I want to come back to Beth Moore’s questions.
Now we assumed that the two questions were hypothetical and that they were about two distinct scenarios. However, suppose that they weren’t. Of course, only Beth Moore knows the answer to that.
Certainly I get the feel that they are at least based on her wealth of pastoral engagement with women and if she did not have two (or one) specific marriages in mind, the cases will typify them. This leads us on to something important because some of us will have scratched our heads as pastors about the first question. Why would our answer to that be different because we were complementarian? However, if you have even lightly followed some of the stuff going on in the States then you will recognise something here. You see the suspicion (and this seems to be based in some experiences) is that if a husband is morally culpable then the elders will side with him and tell his wife.

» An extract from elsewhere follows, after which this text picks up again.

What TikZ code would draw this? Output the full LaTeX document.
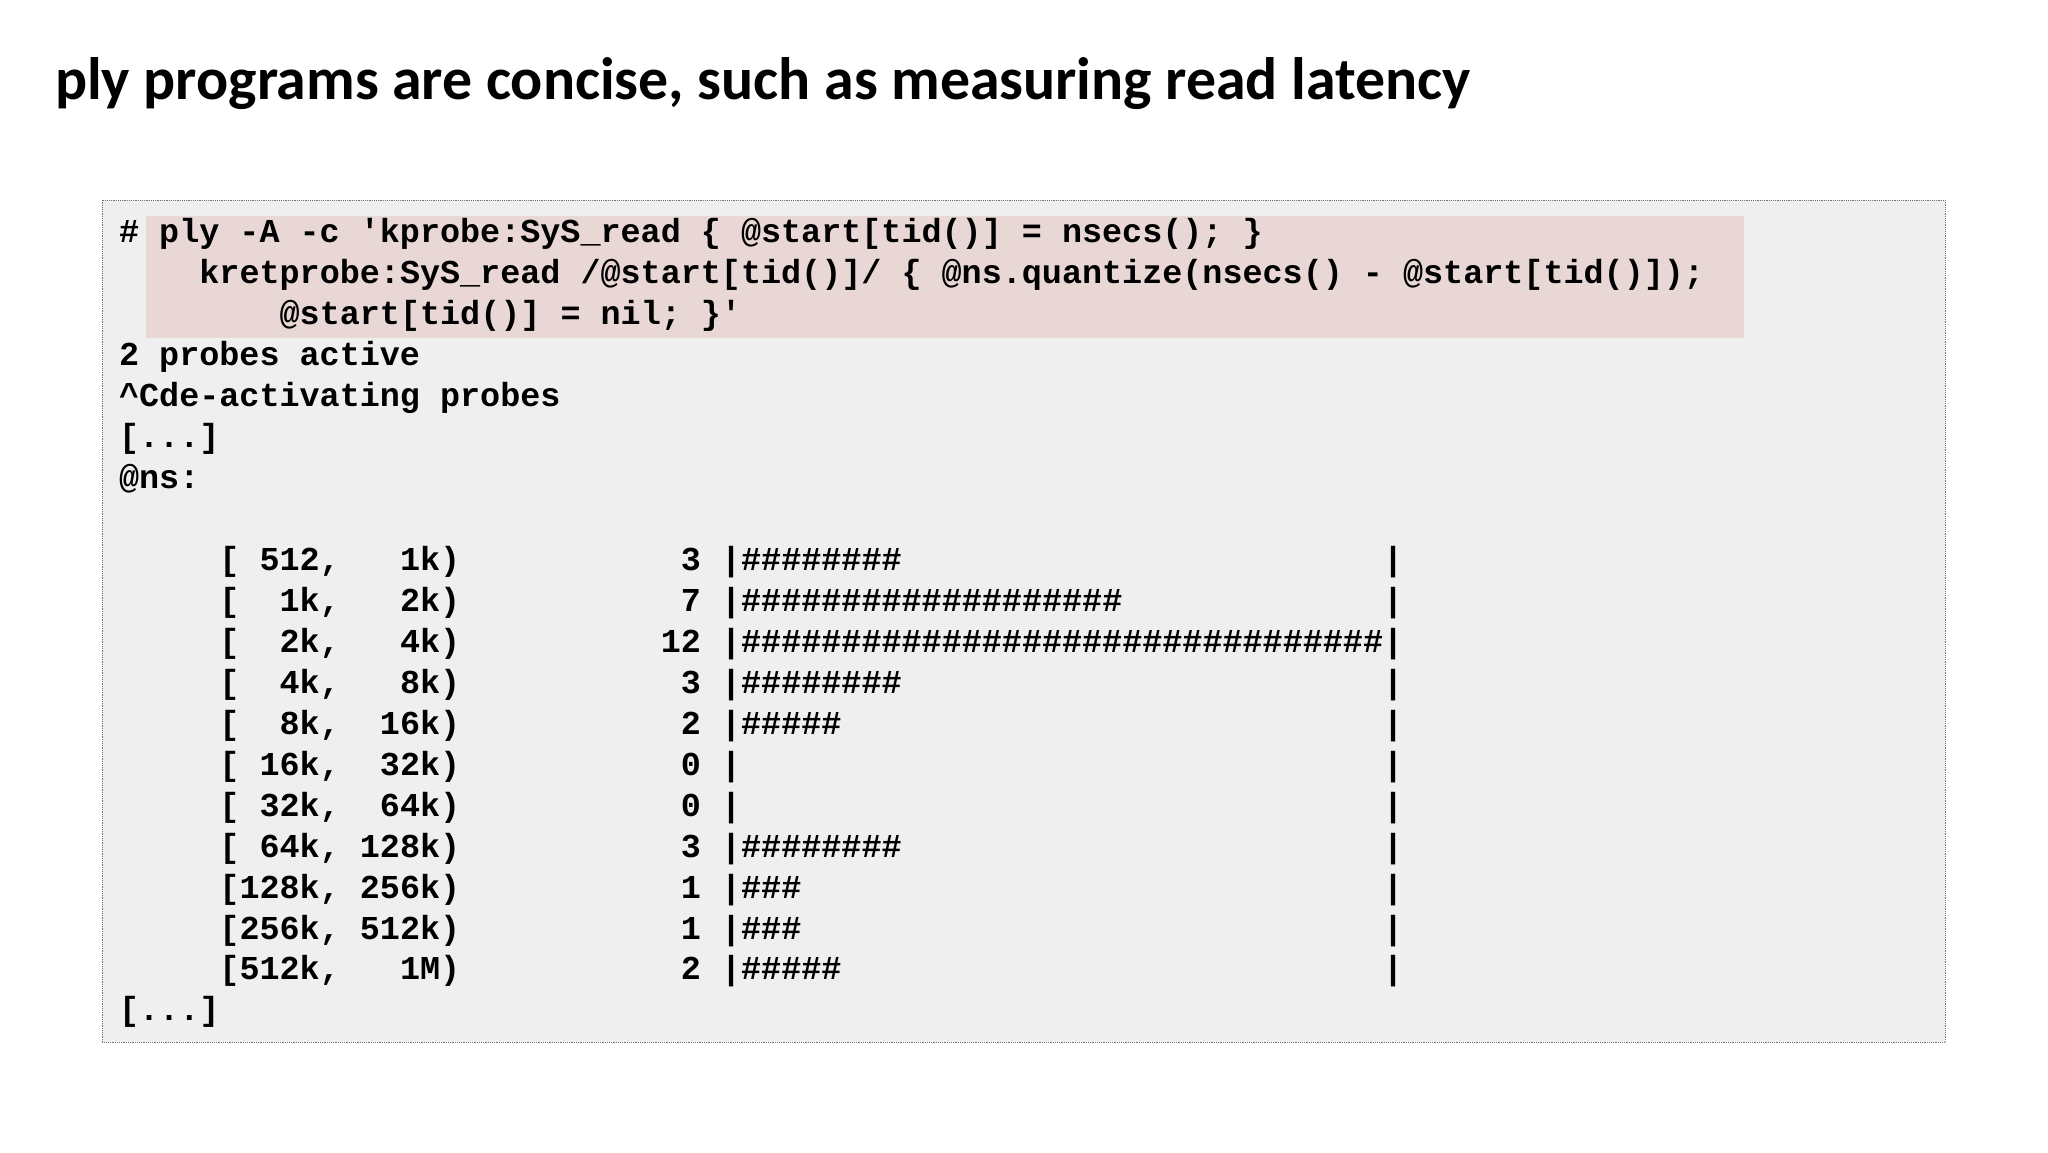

- That she needs to keep forgiving him
- That it is probably due to her failings in some way as a wife that he has sought sexual pleasure elsewhere.

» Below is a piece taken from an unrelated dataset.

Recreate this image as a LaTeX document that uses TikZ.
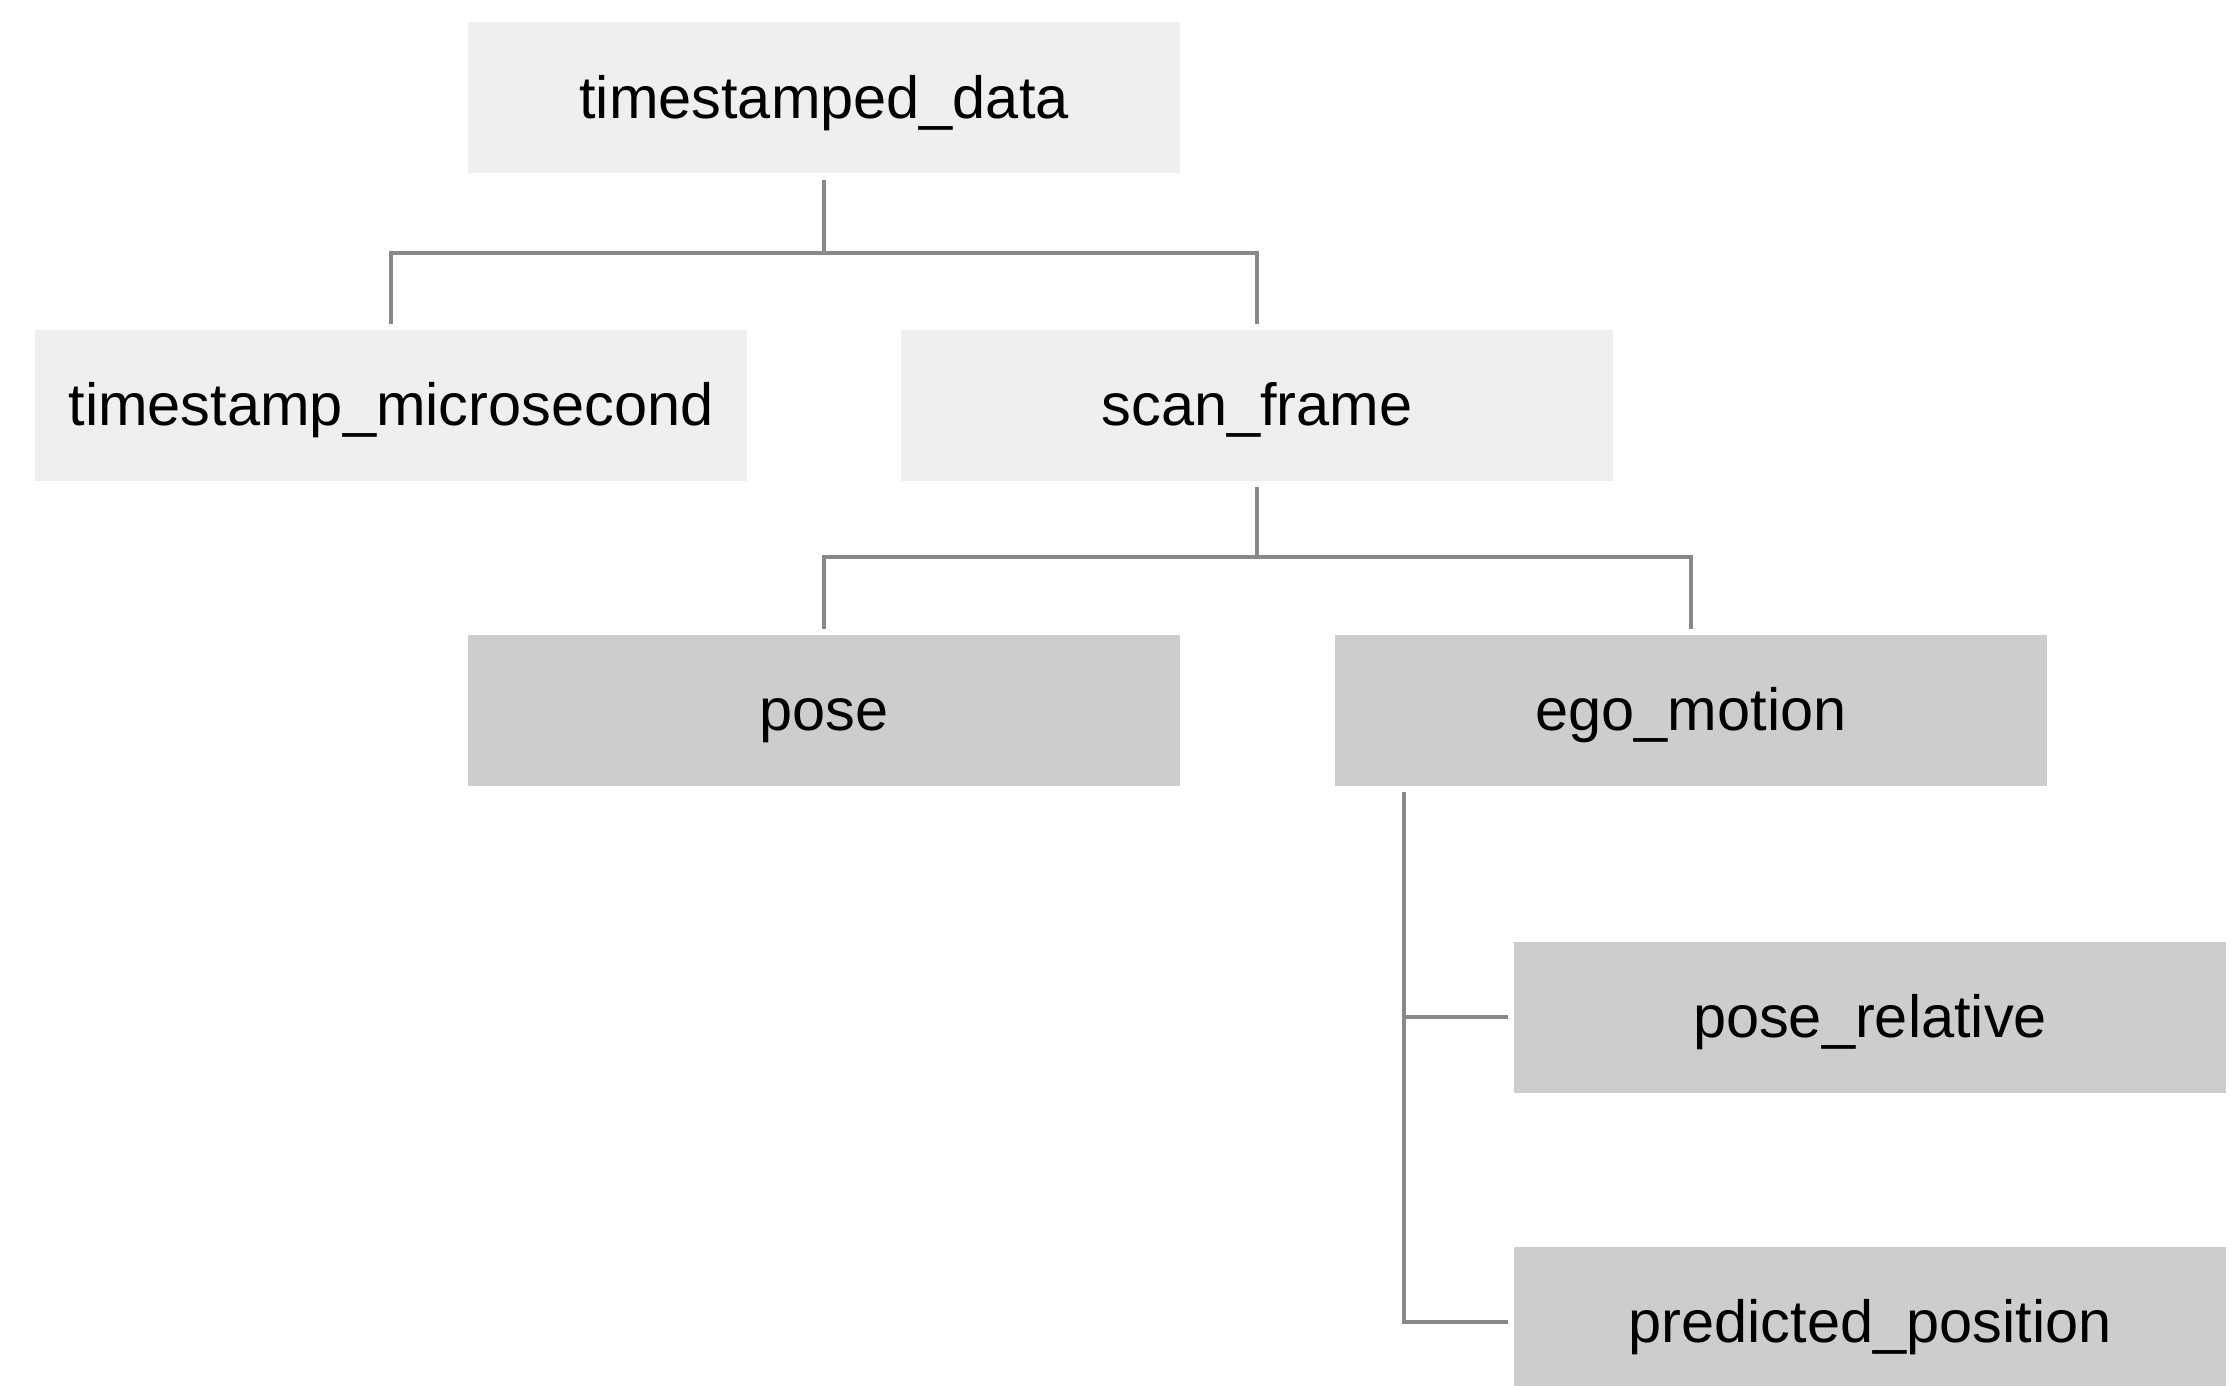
\documentclass[tikz,border=0pt]{standalone}
\usepackage{fontspec}
\setmainfont{Liberation Sans}
\begin{document}
\begin{tikzpicture}[x=1pt,y=-1pt,
  box/.style={minimum width=712pt,minimum height=151pt,inner sep=0pt,text height=50pt,text depth=9pt,font=\fontsize{59.5}{62}\selectfont,text=black},
  lightbox/.style={box,fill=lightfill},
  darkbox/.style={box,fill=darkfill},
  conn/.style={draw=connc,line width=4pt}]
\definecolor{lightfill}{HTML}{EFEFEF}
\definecolor{darkfill}{HTML}{CDCDCD}
\definecolor{connc}{HTML}{888888}
\useasboundingbox[fill=white] (0,0) rectangle (2239,1386);
\node[lightbox] (td) at (824,98) {timestamped\_data};
\node[lightbox] (tm) at (391,405) {timestamp\_microsecond};
\node[lightbox] (sf) at (1257,405) {scan\_frame};
\node[darkbox] (po) at (824,710) {pose};
\node[darkbox] (em) at (1691,710) {ego\_motion};
\node[darkbox] (pr) at (1870,1017) {pose\_relative};
\node[darkbox] (pp) at (1870,1322) {predicted\_position};
\draw[conn,shorten <=6pt,shorten >=5pt] (td.south) -- ++(0,79) -| (tm.north);
\draw[conn,shorten >=5pt] (td.south) ++(0,79) -| (sf.north);
\draw[conn,shorten <=6pt,shorten >=5pt] (sf.south) -- ++(0,76) -| (po.north);
\draw[conn,shorten >=5pt] (sf.south) ++(0,76) -| (em.north);
\draw[conn,shorten <=6pt,shorten >=6pt] ([xshift=69pt]em.south west) |- (pp.west);
\draw[conn,shorten >=6pt] ([xshift=69pt]em.south west |- pr.west) -- (pr.west);
\end{tikzpicture}
\end{document}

Now, we will want to say: “that should not be the case.” However, I know that I have heard people share this as their experience. Isn’t that shocking? Imagine if Nathan, instead of going in to David had gone to his other wives like Abigail and said “you are letting the side down.” Imagine if he had done exactly what many modern commentators and preachers have tended towards and had words with Bathsheba who was obviously the temptress in that context?

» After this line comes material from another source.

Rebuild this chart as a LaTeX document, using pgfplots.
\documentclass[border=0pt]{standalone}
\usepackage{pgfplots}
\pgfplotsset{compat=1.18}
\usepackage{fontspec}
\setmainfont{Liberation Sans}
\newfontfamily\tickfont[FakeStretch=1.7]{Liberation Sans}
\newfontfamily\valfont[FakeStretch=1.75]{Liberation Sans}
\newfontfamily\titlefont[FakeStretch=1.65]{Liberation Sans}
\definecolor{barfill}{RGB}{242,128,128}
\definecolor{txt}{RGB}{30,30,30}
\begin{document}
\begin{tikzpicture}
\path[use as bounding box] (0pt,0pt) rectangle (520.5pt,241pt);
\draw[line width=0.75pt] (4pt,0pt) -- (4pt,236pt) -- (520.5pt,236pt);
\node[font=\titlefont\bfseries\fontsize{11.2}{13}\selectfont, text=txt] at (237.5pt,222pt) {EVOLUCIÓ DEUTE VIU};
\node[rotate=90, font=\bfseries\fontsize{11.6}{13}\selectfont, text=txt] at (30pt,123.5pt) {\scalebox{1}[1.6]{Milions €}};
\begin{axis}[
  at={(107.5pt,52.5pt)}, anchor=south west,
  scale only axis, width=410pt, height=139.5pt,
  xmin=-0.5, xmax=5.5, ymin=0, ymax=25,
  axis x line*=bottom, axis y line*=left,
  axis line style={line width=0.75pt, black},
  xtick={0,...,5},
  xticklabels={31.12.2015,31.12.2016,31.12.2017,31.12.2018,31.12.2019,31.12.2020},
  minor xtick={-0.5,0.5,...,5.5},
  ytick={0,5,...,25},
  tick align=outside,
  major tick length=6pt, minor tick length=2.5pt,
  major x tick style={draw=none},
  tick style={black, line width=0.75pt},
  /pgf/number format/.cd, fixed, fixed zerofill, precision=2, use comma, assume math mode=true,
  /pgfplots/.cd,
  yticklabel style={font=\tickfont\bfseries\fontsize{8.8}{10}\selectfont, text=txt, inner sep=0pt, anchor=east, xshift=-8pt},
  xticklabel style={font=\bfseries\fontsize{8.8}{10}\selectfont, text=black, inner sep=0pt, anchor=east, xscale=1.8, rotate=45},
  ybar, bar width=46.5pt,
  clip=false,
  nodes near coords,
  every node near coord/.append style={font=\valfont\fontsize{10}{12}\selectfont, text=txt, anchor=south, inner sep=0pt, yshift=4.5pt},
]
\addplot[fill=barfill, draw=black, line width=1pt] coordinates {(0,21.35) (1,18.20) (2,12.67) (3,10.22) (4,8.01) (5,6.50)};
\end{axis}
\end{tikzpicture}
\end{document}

So, the problem is that we are hearing too many people saying that Beth’s questions don’t sound that hypothetical.
Secondly, what if they are linked? First of all, what if the man’s behaviour reflects something of his medical state? Would that affect our pastoral approach. Let’s be clear that this does not excuse sin. However, I am reminded of a workshop I ran with one of our elders with medical experience on pastoral care right at the start of my ministry in Bearwood. He set out a scenario of immorality and betrayal. Would we leap in to discipline. He then dropped the bombshell. The man in the scenario turned out to be suffering from Huntington’s Syndrome and it is possible that some of the symptoms of this might include a social and moral deterioration. This might cause us to pause and think more deeply about the situation. Once again, remember, we don’t excuse sin. Furthermore, I suspect that health issues expose underlying heart issues as we lose control rather than simply change our character.
However, things work the other way too. What if the reason for the erratic behaviour and the emotional distress that the husband suffers is either rooted in or at least exacerbated by his porn addiction. Surely then, this would start to affect how we approach the second question?
I don’t want to rush to answers here. At this stage, this potential additional information should simply lead to more questions. What it does remind us to do is to ask all the questions and not to simply jump in with answers based on our frameworks.